| Task brief |
Quote the data exactly, first line to the line containing "const aFieldLabelY = [4.77, 0.684, 1.0];", with no pictures.

--

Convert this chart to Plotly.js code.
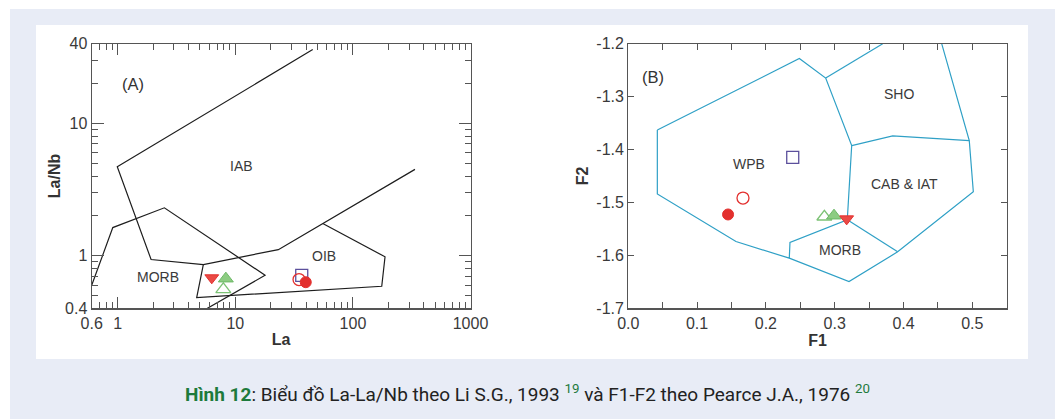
<!DOCTYPE html>
<html>
<head>
<meta charset="utf-8">
<script src="https://cdn.plot.ly/plotly-3.0.1.min.js"></script>
<style>
  html, body { margin: 0; padding: 0; background: #ffffff; }
  #chart { width: 1058px; height: 419px; }
</style>
</head>
<body>
<div id="chart"></div>
<script>
// ---------- Panel A: La vs La/Nb (log-log) ----------
// sample order: filled circle, open circle, down triangle, filled up triangle, open up triangle, open square
const aLa   = [39.7, 34.8, 6.3, 8.3, 7.9, 36.7];
const aLaNb = [0.63, 0.66, 0.68, 0.67, 0.557, 0.71];

// field boundaries (Li S.G., 1993)
const iabX  = [45.5, 0.99, 1.92, 5.34, 23.2, 55.4, 337];
const iabY  = [36.1, 4.70, 0.935, 0.857, 1.11, 1.75, 4.49];
const oibX  = [55.4, 187.5, 175.8, 4.69, 5.34];
const oibY  = [1.75, 0.98, 0.587, 0.482, 0.857];
const morbAX = [0.6, 0.907, 2.49, 17.9, 5.53];
const morbAY = [0.597, 1.63, 2.30, 0.711, 0.391];

const aXTicks = [0.6, 1, 10, 100, 1000];
const aXTickText = ['0.6', '1', '10', '100', '1000'];
const aXMinor = [0.7, 0.8, 0.9, 2, 3, 4, 5, 6, 7, 8, 9, 20, 30, 40, 50, 60, 70, 80, 90, 200, 300, 400, 500, 600, 700, 800, 900];
const aYTicks = [0.4, 1, 10, 40];
const aYTickText = ['0.4', '1', '10', '40'];
const aYMinor = [0.5, 0.6, 0.7, 0.8, 0.9, 2, 3, 4, 5, 6, 7, 8, 9, 20, 30];

const aFieldLabels = ['IAB', 'MORB', 'OIB'];
const aFieldLabelX = [11.3, 2.21, 56.8];
const aFieldLabelY = [4.77, 0.684, 1.0];

// ---------- Panel B: F1 vs F2 (Pearce J.A., 1976) ----------
const bF1 = [0.145, 0.1667, 0.3174, 0.299, 0.285, 0.239];
const bF2 = [-1.5227, -1.4917, -1.531, -1.525, -1.527, -1.4147];

const wpbX = [0.0422, 0.2486, 0.2869, 0.3247, 0.3183, 0.235, 0.234, 0.1565, 0.0422, 0.0422];
const wpbY = [-1.363, -1.228, -1.265, -1.3926, -1.5328, -1.5757, -1.6053, -1.5739, -1.484, -1.363];
const shoLeftX = [0.3698, 0.2869];
const shoLeftY = [-1.2, -1.265];
const cabTopX = [0.3247, 0.3843, 0.4956];
const cabTopY = [-1.3926, -1.3742, -1.3831];
const outerRightX = [0.4555, 0.4956, 0.5015, 0.3915, 0.3208, 0.234];
const outerRightY = [-1.2, -1.3831, -1.4797, -1.5933, -1.6496, -1.6053];
const morbTopX = [0.3183, 0.3915];
const morbTopY = [-1.5328, -1.5933];

const bXTicks = [0, 0.1, 0.2, 0.3, 0.4, 0.5];
const bXTickText = ['0.0', '0.1', '0.2', '0.3', '0.4', '0.5'];
const bYTicks = [-1.7, -1.6, -1.5, -1.4, -1.3, -1.2];
const bYTickText = ['-1.7', '-1.6', '-1.5', '-1.4', '-1.3', '-1.2'];

const bFieldLabels = ['SHO', 'WPB', 'CAB &amp; IAT', 'MORB'];
const bFieldLabelX = [0.393, 0.175, 0.402, 0.3077];
const bFieldLabelY = [-1.296, -1.427, -1.465, -1.590];

const captionText = '<b><span style="color:#1d7a3c">Hình 12</span></b>: Biểu đồ La-La/Nb theo Li S.G., 1993 <sup><span style="color:#1d7a3c">19</span></sup> và F1-F2 theo Pearce J.A., 1976 <sup><span style="color:#1d7a3c">20</span></sup>';

// ---------- styles ----------
const RED = '#e3302e';
const GREEN = '#7cc275';
const PURPLE = '#5b4f9c';
const CYAN = '#2fa0c6';
const markerStyles = [
  {symbol: 'circle', size: 11, color: RED, line: {color: RED, width: 1}},
  {symbol: 'circle-open', size: 12, color: RED, line: {color: RED, width: 1.3}},
  {symbol: 'triangle-down', size: 12, color: '#ea4a45', line: {color: '#e3302e', width: 1}},
  {symbol: 'triangle-up', size: 13, color: '#8ccc82', line: {color: '#6cb866', width: 1}},
  {symbol: 'triangle-up-open', size: 13, color: GREEN, line: {color: GREEN, width: 1.3}},
  {symbol: 'square-open', size: 12, color: PURPLE, line: {color: PURPLE, width: 1.3}}
];

const traces = [];
function line(x, y, color, xa, ya) {
  traces.push({x: x, y: y, xaxis: xa, yaxis: ya, type: 'scatter', mode: 'lines',
    line: {color: color, width: 1.2}, hoverinfo: 'skip', showlegend: false});
}
line(iabX, iabY, '#1e1e1e', 'x', 'y');
line(oibX, oibY, '#1e1e1e', 'x', 'y');
line(morbAX, morbAY, '#1e1e1e', 'x', 'y');
line(wpbX, wpbY, CYAN, 'x2', 'y2');
line(shoLeftX, shoLeftY, CYAN, 'x2', 'y2');
line(cabTopX, cabTopY, CYAN, 'x2', 'y2');
line(outerRightX, outerRightY, CYAN, 'x2', 'y2');
line(morbTopX, morbTopY, CYAN, 'x2', 'y2');

const drawOrder = [4, 3, 2, 5, 1, 0];
drawOrder.forEach(function (i) {
  const ms = markerStyles[i];
  traces.push({x: [aLa[i]], y: [aLaNb[i]], xaxis: 'x', yaxis: 'y', type: 'scatter', mode: 'markers',
    marker: ms, showlegend: false, cliponaxis: false});
  traces.push({x: [bF1[i]], y: [bF2[i]], xaxis: 'x2', yaxis: 'y2', type: 'scatter', mode: 'markers',
    marker: ms, showlegend: false, cliponaxis: false});
});

const W = 1058, H = 419;
const AXC = '#555555';
const FAM = 'Liberation Sans, Arial, sans-serif';
const tickFont = {family: FAM, size: 16, color: '#3a3a3a'};
const titleFont = {family: FAM, size: 16, color: '#333333', weight: 'bold'};
const labelFont = {family: FAM, size: 14, color: '#3a3a3a'};

const yDom = [1 - 308.3 / H, 1 - 43.7 / H];
const annotations = [];
aFieldLabels.forEach(function (t, i) {
  annotations.push({xref: 'x', yref: 'y', x: Math.log10(aFieldLabelX[i]), y: Math.log10(aFieldLabelY[i]),
    text: t, showarrow: false, font: labelFont});
});
bFieldLabels.forEach(function (t, i) {
  annotations.push({xref: 'x2', yref: 'y2', x: bFieldLabelX[i], y: bFieldLabelY[i],
    text: t, showarrow: false, font: labelFont});
});
annotations.push({xref: 'paper', yref: 'paper', x: 120 / W, y: 1 - 73 / H, text: '(A)',
  showarrow: false, font: {family: FAM, size: 16.5, color: '#333'}});
annotations.push({xref: 'paper', yref: 'paper', x: 653 / W, y: 1 - 66 / H, text: '(B)',
  showarrow: false, font: {family: FAM, size: 16.5, color: '#333'}});
annotations.push({xref: 'paper', yref: 'paper', x: 527 / W, y: 1 - 393 / H, yanchor: 'middle',
  text: captionText, showarrow: false,
  font: {family: 'Roboto, Noto Sans, sans-serif', size: 19, color: '#222222'}});

const commonAxis = {showline: true, linecolor: AXC, linewidth: 1.2, mirror: 'ticks', ticks: 'inside',
  tickcolor: AXC, showgrid: false, zeroline: false, tickfont: tickFont, fixedrange: true};

const layout = {
  width: W, height: H,
  margin: {l: 0, r: 0, t: 0, b: 0},
  paper_bgcolor: 'rgba(0,0,0,0)', plot_bgcolor: 'rgba(0,0,0,0)',
  showlegend: false,
  shapes: [
    {type: 'rect', xref: 'paper', yref: 'paper', x0: 10 / W, x1: 1055 / W, y0: 0, y1: 1 - 9 / H,
      fillcolor: '#e8ecf6', line: {width: 0}, layer: 'below'},
    {type: 'rect', xref: 'paper', yref: 'paper', x0: 36 / W, x1: 1028 / W, y0: 1 - 359 / H, y1: 1 - 25 / H,
      fillcolor: '#ffffff', line: {width: 0}, layer: 'below'}
  ],
  xaxis: Object.assign({}, commonAxis, {
    type: 'log', domain: [91.7 / W, 470.5 / W], range: [Math.log10(0.6), 3],
    tickmode: 'array', tickvals: aXTicks, ticktext: aXTickText, ticklen: 11,
    minor: {tickmode: 'array', tickvals: aXMinor, ticks: 'inside', ticklen: 6, tickcolor: AXC, showgrid: false},
    title: {text: 'La', font: titleFont, standoff: 3}, anchor: 'y'
  }),
  yaxis: Object.assign({}, commonAxis, {
    type: 'log', domain: yDom, range: [Math.log10(0.4), Math.log10(40)],
    tickmode: 'array', tickvals: aYTicks, ticktext: aYTickText, ticklen: 12,
    minor: {tickmode: 'array', tickvals: aYMinor, ticks: 'inside', ticklen: 6, tickcolor: AXC, showgrid: false},
    title: {text: 'La/Nb', font: titleFont, standoff: 0}, anchor: 'x'
  }),
  xaxis2: Object.assign({}, commonAxis, {
    domain: [628.3 / W, 1006.7 / W], range: [0, 0.55],
    tickmode: 'array', tickvals: bXTicks, ticktext: bXTickText, ticklen: 6,
    minor: {dtick: 0.05, tick0: 0, ticks: 'inside', ticklen: 6, tickcolor: AXC, showgrid: false},
    title: {text: 'F1', font: titleFont, standoff: 3}, anchor: 'y2'
  }),
  yaxis2: Object.assign({}, commonAxis, {
    domain: yDom, range: [-1.7, -1.2],
    tickmode: 'array', tickvals: bYTicks, ticktext: bYTickText, ticklen: 6,
    title: {text: 'F2', font: titleFont, standoff: 3}, anchor: 'x2'
  }),
  annotations: annotations
};

Plotly.newPlot('chart', traces, layout, {displayModeBar: false, staticPlot: true});
</script>
</body>
</html>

--

| Full answer |
Convert this chart to Plotly.js code.
<!DOCTYPE html>
<html>
<head>
<meta charset="utf-8">
<script src="https://cdn.plot.ly/plotly-3.0.1.min.js"></script>
<style>
  html, body { margin: 0; padding: 0; background: #ffffff; }
  #chart { width: 1058px; height: 419px; }
</style>
</head>
<body>
<div id="chart"></div>
<script>
// ---------- Panel A: La vs La/Nb (log-log) ----------
// sample order: filled circle, open circle, down triangle, filled up triangle, open up triangle, open square
const aLa   = [39.7, 34.8, 6.3, 8.3, 7.9, 36.7];
const aLaNb = [0.63, 0.66, 0.68, 0.67, 0.557, 0.71];

// field boundaries (Li S.G., 1993)
const iabX  = [45.5, 0.99, 1.92, 5.34, 23.2, 55.4, 337];
const iabY  = [36.1, 4.70, 0.935, 0.857, 1.11, 1.75, 4.49];
const oibX  = [55.4, 187.5, 175.8, 4.69, 5.34];
const oibY  = [1.75, 0.98, 0.587, 0.482, 0.857];
const morbAX = [0.6, 0.907, 2.49, 17.9, 5.53];
const morbAY = [0.597, 1.63, 2.30, 0.711, 0.391];

const aXTicks = [0.6, 1, 10, 100, 1000];
const aXTickText = ['0.6', '1', '10', '100', '1000'];
const aXMinor = [0.7, 0.8, 0.9, 2, 3, 4, 5, 6, 7, 8, 9, 20, 30, 40, 50, 60, 70, 80, 90, 200, 300, 400, 500, 600, 700, 800, 900];
const aYTicks = [0.4, 1, 10, 40];
const aYTickText = ['0.4', '1', '10', '40'];
const aYMinor = [0.5, 0.6, 0.7, 0.8, 0.9, 2, 3, 4, 5, 6, 7, 8, 9, 20, 30];

const aFieldLabels = ['IAB', 'MORB', 'OIB'];
const aFieldLabelX = [11.3, 2.21, 56.8];
const aFieldLabelY = [4.77, 0.684, 1.0];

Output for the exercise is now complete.